Marvel eventually made a deal in the early ‘80s with Nelvana, a Canadian animation studio that primarily worked in TV but believed that The X-Men could make for a successful movie. Nelvana’s Michael Hirsh had good intentions, bringing soon-to-be-iconic X-Men writer Chris Clarement on board, with him putting together a pair of different pitches that both revolved around Kitty Pryde, but neither worked out and he eventually got replaced by Marvel’s Roy Thomas and Gerry Conway. At that point, Nelvana made a distribution deal with Orion Pictures—the studio behind loads of ‘80s genre hits—and a pair of unnamed producers who clearly had no idea how to make an X-Men movie came on board.

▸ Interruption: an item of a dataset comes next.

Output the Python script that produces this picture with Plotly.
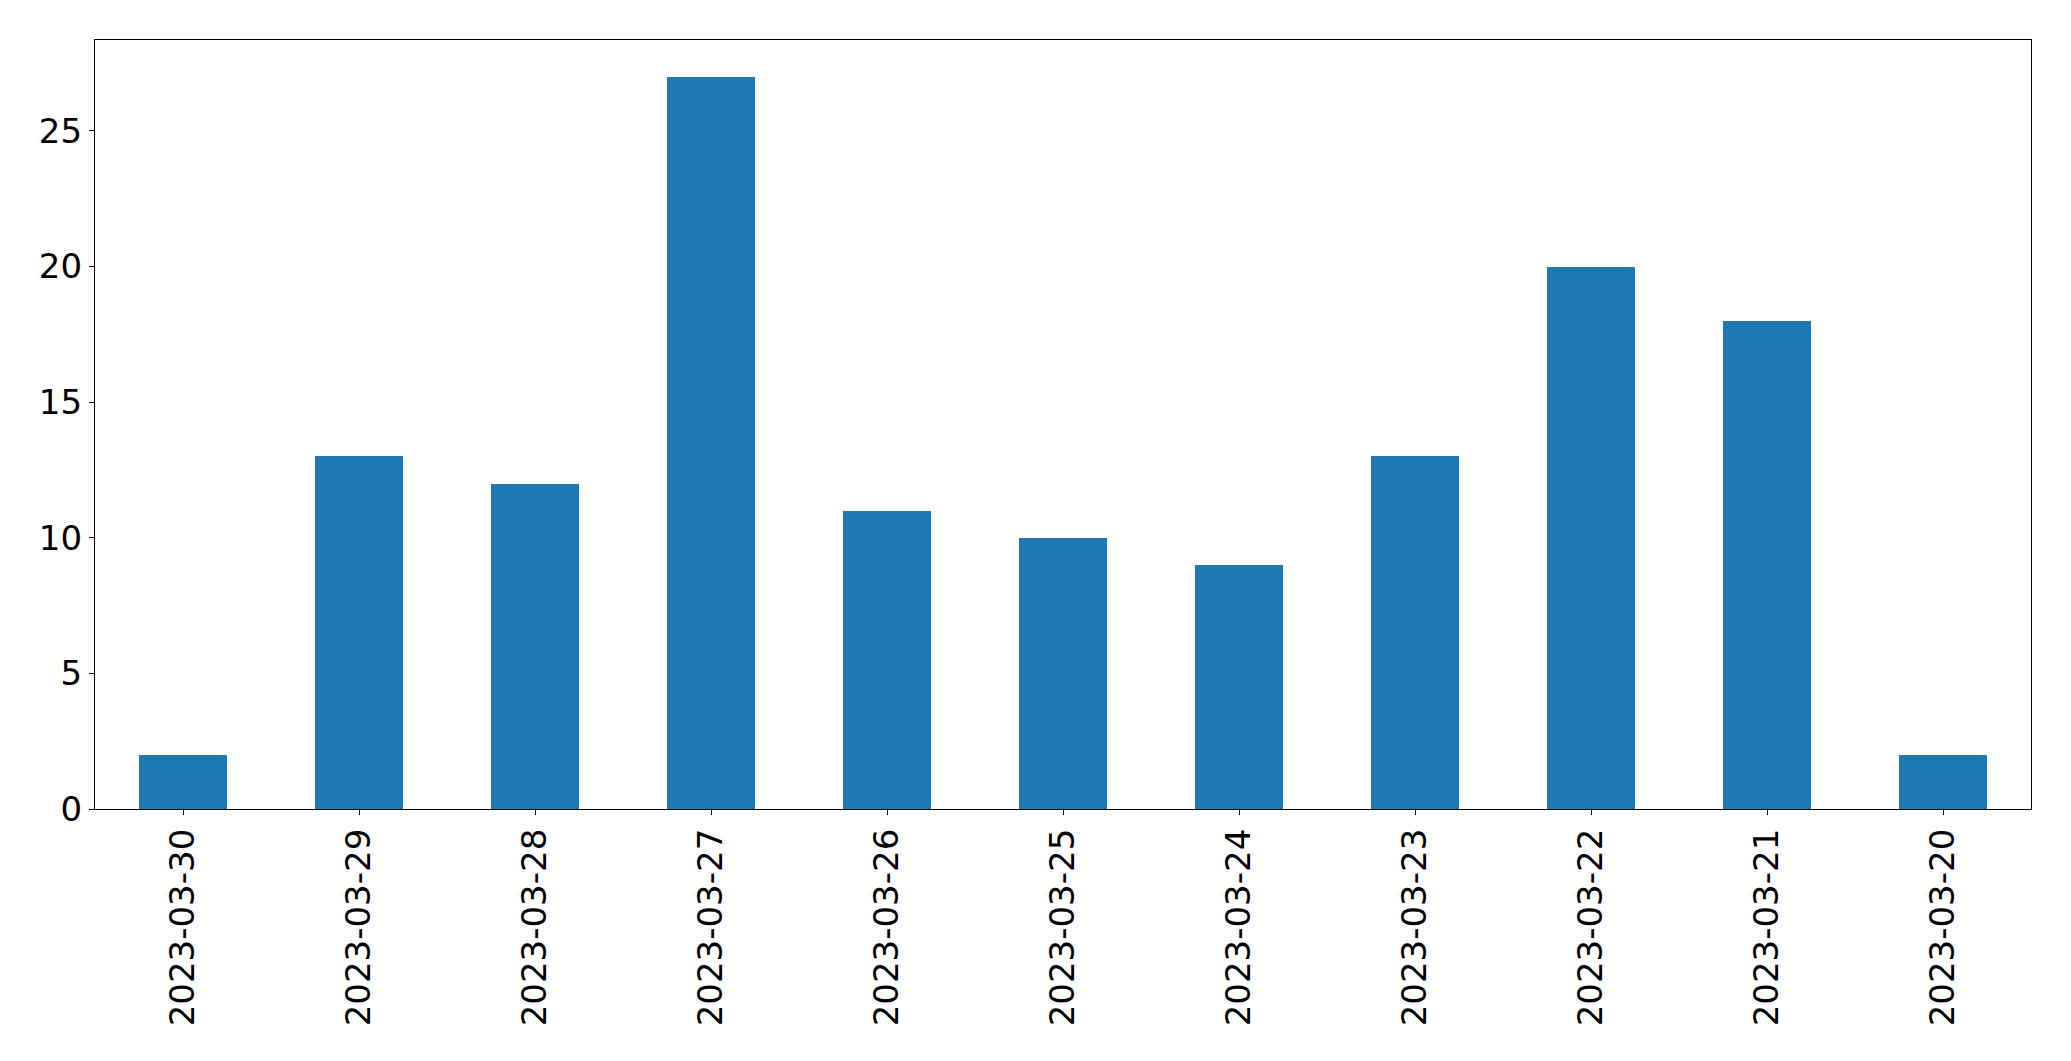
import plotly.graph_objects as go

categories = ["2023-03-30", "2023-03-29", "2023-03-28", "2023-03-27", "2023-03-26",
              "2023-03-25", "2023-03-24", "2023-03-23", "2023-03-22", "2023-03-21",
              "2023-03-20"]
values = [2, 13, 12, 27, 11, 10, 9, 13, 20, 18, 2]
y_ticks = [0, 5, 10, 15, 20, 25]

W, H = 2071, 1061
fig = go.Figure(go.Bar(x=categories, y=values, width=0.5, marker_color="#1f77b4",
                       marker_line_width=0))

fig.update_layout(
    width=W, height=H,
    margin=dict(l=94.5, r=39.5, t=39.5, b=252, autoexpand=False),
    paper_bgcolor="white", plot_bgcolor="white",
    font=dict(family="DejaVu Sans", size=34, color="black"),
    showlegend=False,
    bargap=0,
)
fig.update_xaxes(
    type="category", range=[-0.5, len(categories) - 0.5],
    showline=True, linecolor="black", linewidth=1.3, mirror=True,
    ticks="outside", ticklen=5, tickwidth=1.3, tickcolor="black",
    tickangle=-90, showgrid=False, zeroline=False,
    ticklabelstandoff=0,
)
fig.update_yaxes(
    range=[0, 28.35], tickvals=y_ticks,
    showline=True, linecolor="black", linewidth=1.3, mirror=True,
    ticks="outside", ticklen=5, tickwidth=1.3, tickcolor="black",
    showgrid=False, zeroline=False,
    ticklabelstandoff=0,
)
fig.write_html("out.html")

Thomas and Conway pitched a story that was fairly faithful to The X-Men of the comics, with newcomer Kitty Pryde arriving at a weird school full of kids with powers and eventually fighting a super-powered villain, but the unnamed producers didn’t like it, and as Polygon explains, each draft after that went further and further away from the source material. The details are so bizarre that they’re worth reading in full, but the basic idea behind the final story that Thomas and Conway pitched is that The X-Men are just a team of superheroes, there’s no school, no mutants, and therefore no prejudice against mutants. There was also a climactic battle at Easter Island, with Wolverine knocking a villain out of a statue’s nose (even though the real statues aren’t nearly that big).

Luckily, Orion started to fall apart by the mid-’80s and it sat on the X-Men project for so long that Nelvana lost the rights to the characters. Fox eventually came along and scooped them up, and in 2000 it turned The X-Men into an actual hit movie that had mutants and a school for mutants and all the things you’d expect to see in an X-Men story. Nearly 20 years after that, there have been so many X-Men movies that we’re all pretty sick of them. Life is funny.